The only time my blower would not disengage is when I had the "standard" belt on it. Did you go with the Snapper belt? or did you have the local auto parts store "match one up" for you? That alone could be the issue. (A 4L350 is a standard belt, a 4LK350 is for clutching apps., double check your actual part number) The only other thing that would cause blower run-on would be idler and cable adjustments. Here is a link to the full manual with those adjustments;
Outdoordistributors.com If you had the wrong belt or lots of run-on for other reasons the tube brake will be fried.
Don't be discouraged, these are good machines. Ours are going to have there 30th birthday this year, that alone says something:D
If you get the tube brake changed without taking it apart let me know how you did it. Looks to me like you will need to grow some extra joints in your fingers!!
PS seeing your machine with a fresh coat of paint makes me want to do mine, looks great!

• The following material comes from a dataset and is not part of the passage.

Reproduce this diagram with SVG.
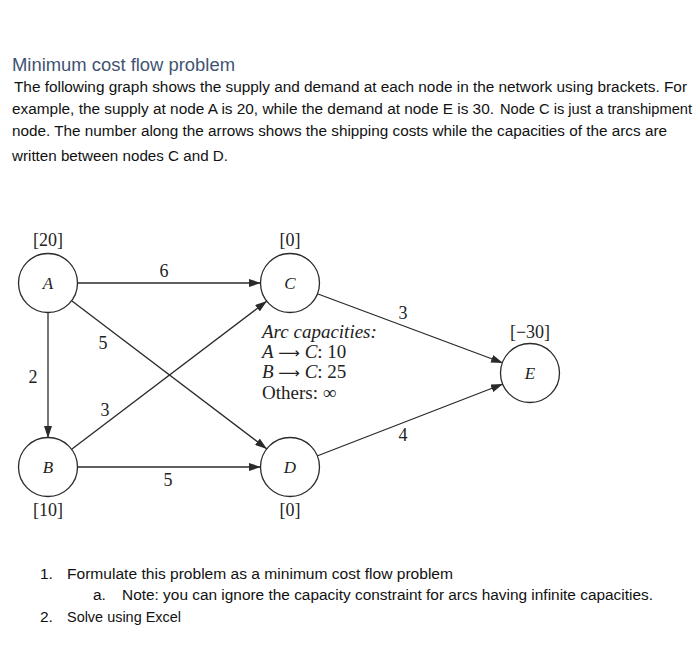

I know this an old post but I have a 30 year old Snapper 524 and I just did some maintenance e.g. new fuel line, new drive and auger belts, and a new brake tube. I replaced the brake tube without braking the machine apart. I removed the bottom cover, the belt cover, and the auger belt tension wheel. Machine on its nose. I reached in with 2 hands....left hand from the bottom and right hand from the top. Positioned the tube and pushed it upward. Once It was on the very bottom I pried it upwards with a screw driver and flat bar. I got it on but it took a lot of prying. I don't recommend this method and next time will break the machine apart......which I will be doing because as part of the adjustment process I did wear down the new tube......this may have happened due some lubricant getting on the tube and reducing the friction between the tube and auger belt. After I cleaned the auger belt and what was left of the brake tube the brake did work. But, I'm on a roll and bought some tubing at an auto parts store ($.37/inch) and will replace the pricey tube I bought online ($10.10/inch + $7.00 shipping and handling.)